The Bush Dry Drunk Pathology -- the Bush Ideological Supremacy -- the Bush Messenger Of God Complex – all these hallmarks of unsophistication -- they are not of this world. George Bush has no sympathy for reality; he’s intolerant of it, he rejects it, like an evangelical rejects a homosexual. Reality is something that happens so far outside his belief system, it doesn’t affect him.

Bush stands firm, because he stands on his head. And so he stands in the way of America adapting to changing circumstances. He positions himself between us and an intelligent debate about the issues. Like a fierce midget-martinet, he towers between us and any sophistication. Like a fat rock, he stands steadfast between America and its destiny.

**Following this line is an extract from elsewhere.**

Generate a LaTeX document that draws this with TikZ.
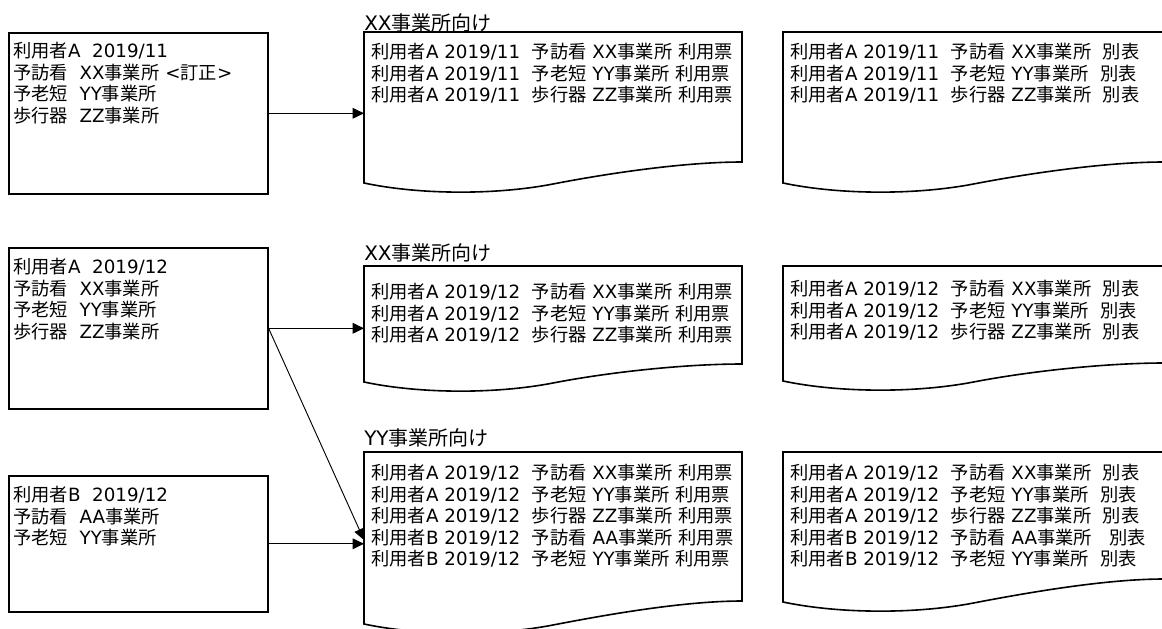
\documentclass[tikz,border=0pt]{standalone}
\usepackage{fontspec}
\setmainfont{DejaVu Sans}
\newfontfamily\jpfont{Noto Sans CJK JP}
\usetikzlibrary{arrows.meta}
% automatic switch to the Japanese font for CJK characters
\chardef\JPclass=11
\newcount\jpc
\def\setjprange#1#2{\jpc=#1\relax
  \loop\XeTeXcharclass\jpc=\JPclass\relax
  \ifnum\jpc<#2\relax\advance\jpc by 1\relax\repeat}
\setjprange{"3000}{"30FF}
\setjprange{"4E00}{"9FFF}
\setjprange{"FF00}{"FFEF}
\XeTeXinterchartokenstate=1
\XeTeXinterchartoks 0 \JPclass = {\begingroup\jpfont}
\XeTeXinterchartoks 4095 \JPclass = {\begingroup\jpfont}
\XeTeXinterchartoks \JPclass 0 = {\endgroup}
\XeTeXinterchartoks \JPclass 4095 = {\endgroup}
\newcommand\mydoc[5]{%
  \draw[docline] (#1,#4) -- (#1,#2) -- ({#1+#3},#2) -- ({#1+#3},#5)
    .. controls ({#1+0.85*#3},#5) and ({#1+0.65*#3},{#4-10}) .. ({#1+0.5*#3},{#4+1})
    .. controls ({#1+0.35*#3},{#4+12}) and ({#1+0.15*#3},{#4+12}) .. (#1,#4) -- cycle;}
\begin{document}
\begin{tikzpicture}[x=0.75pt,y=-0.75pt,
  box/.style={draw, line width=1.2pt, inner sep=0pt, anchor=north west, minimum width=194.25pt},
  docline/.style={line width=1.2pt, line join=miter},
  txt/.style={anchor=north west, inner sep=0pt, align=left, font=\fontsize{13.7pt}{16.1pt}\selectfont},
  ttl/.style={anchor=north west, inner sep=0pt, font=\fontsize{15pt}{18pt}\selectfont},
  arr/.style={line width=0.7pt, -{Triangle[length=8.5pt,width=8pt]}}]
\useasboundingbox (0,0) rectangle (1162,628);
\clip (0,0) rectangle (1162,628);

% source boxes
\node[box, minimum height=120.75pt] (b1) at (8,32) {};
\node[box, minimum height=120.75pt] (b2) at (8,247) {};
\node[box, minimum height=102pt] (b3) at (8,475) {};

\node[txt] (bt1) at (13,42) {利用者A\ \ 2019/11\\予訪看\ \ XX事業所 <訂正>\\予老短\ \ YY事業所\\歩行器\ \ ZZ事業所};
\node[txt] (bt2) at (13,258) {利用者A\ \ 2019/12\\予訪看\ \ XX事業所\\予老短\ \ YY事業所\\歩行器\ \ ZZ事業所};
\node[txt] (bt3) at (13,486) {利用者B\ \ 2019/12\\予訪看\ \ AA事業所\\予老短\ \ YY事業所};

% documents
\mydoc{364}{32}{378}{183}{162}
\mydoc{783}{32}{381}{183}{162}
\mydoc{364}{266}{378}{382}{364}
\mydoc{783}{266}{381}{381}{363}
\mydoc{364}{452}{378}{624}{601}
\mydoc{783}{452}{381}{602}{579}

\coordinate (d1) at (364,32);
\coordinate (d2) at (364,266);
\coordinate (d3) at (364,452);
\coordinate (d3in) at (364,540);

\node[ttl] (ti1) at (364,13) {XX事業所向け};
\node[ttl] (ti2) at (364,243) {XX事業所向け};
\node[ttl] (ti3) at (364,428) {YY事業所向け};

\node[txt] (dt1) at (371,43) {利用者A 2019/11\ \ 予訪看 XX事業所 利用票\\利用者A 2019/11\ \ 予老短 YY事業所 利用票\\利用者A 2019/11\ \ 歩行器 ZZ事業所 利用票};
\node[txt] (dt2) at (371,283) {利用者A 2019/12\ \ 予訪看 XX事業所 利用票\\利用者A 2019/12\ \ 予老短 YY事業所 利用票\\利用者A 2019/12\ \ 歩行器 ZZ事業所 利用票};
\node[txt] (dt3) at (371,464) {利用者A 2019/12\ \ 予訪看 XX事業所 利用票\\利用者A 2019/12\ \ 予老短 YY事業所 利用票\\利用者A 2019/12\ \ 歩行器 ZZ事業所 利用票\\利用者B 2019/12\ \ 予訪看 AA事業所 利用票\\利用者B 2019/12\ \ 予老短 YY事業所 利用票};

\node[txt] (rt1) at (790,43) {利用者A 2019/11\ \ 予訪看 XX事業所\ \ 別表\\利用者A 2019/11\ \ 予老短 YY事業所\ \ 別表\\利用者A 2019/11\ \ 歩行器 ZZ事業所\ \ 別表};
\node[txt] (rt2) at (790,280) {利用者A 2019/12\ \ 予訪看 XX事業所\ \ 別表\\利用者A 2019/12\ \ 予老短 YY事業所\ \ 別表\\利用者A 2019/12\ \ 歩行器 ZZ事業所\ \ 別表};
\node[txt] (rt3) at (790,464) {利用者A 2019/12\ \ 予訪看 XX事業所\ \ 別表\\利用者A 2019/12\ \ 予老短 YY事業所\ \ 別表\\利用者A 2019/12\ \ 歩行器 ZZ事業所\ \ 別表\\利用者B 2019/12\ \ 予訪看 AA事業所\ \ \ 別表\\利用者B 2019/12\ \ 予老短 YY事業所\ \ 別表};

% connectors
\draw[arr] (b1.east) -- (b1.east -| d1);
\draw[arr] (b2.east) -- (b2.east -| d2);
\draw[arr] (b2.east) -- (d3in);
\draw[arr] (b3.east) -- (b3.east -| d3);
\end{tikzpicture}
\end{document}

Where does that leave our nation? Pretty much nowhere. If we have the President we deserve, what can we say: that we deserve very little?

Do we? Goddam it, America is not this unsophisticated. Or are we? This man we have as our President, he might never come to his senses -- but will we?

The answer, my friend, is still blowing in the wind. The answer might arrive as a howling tempest on November 7th, when our nation goes to the polls to tick an OK next to the fantasies of the past – or to cross out the past and insert the future.

Let’s see what choice we make. Let’s see if, as a nation, we’re at least more sophisticated -- and less dangerous -- than George Bush.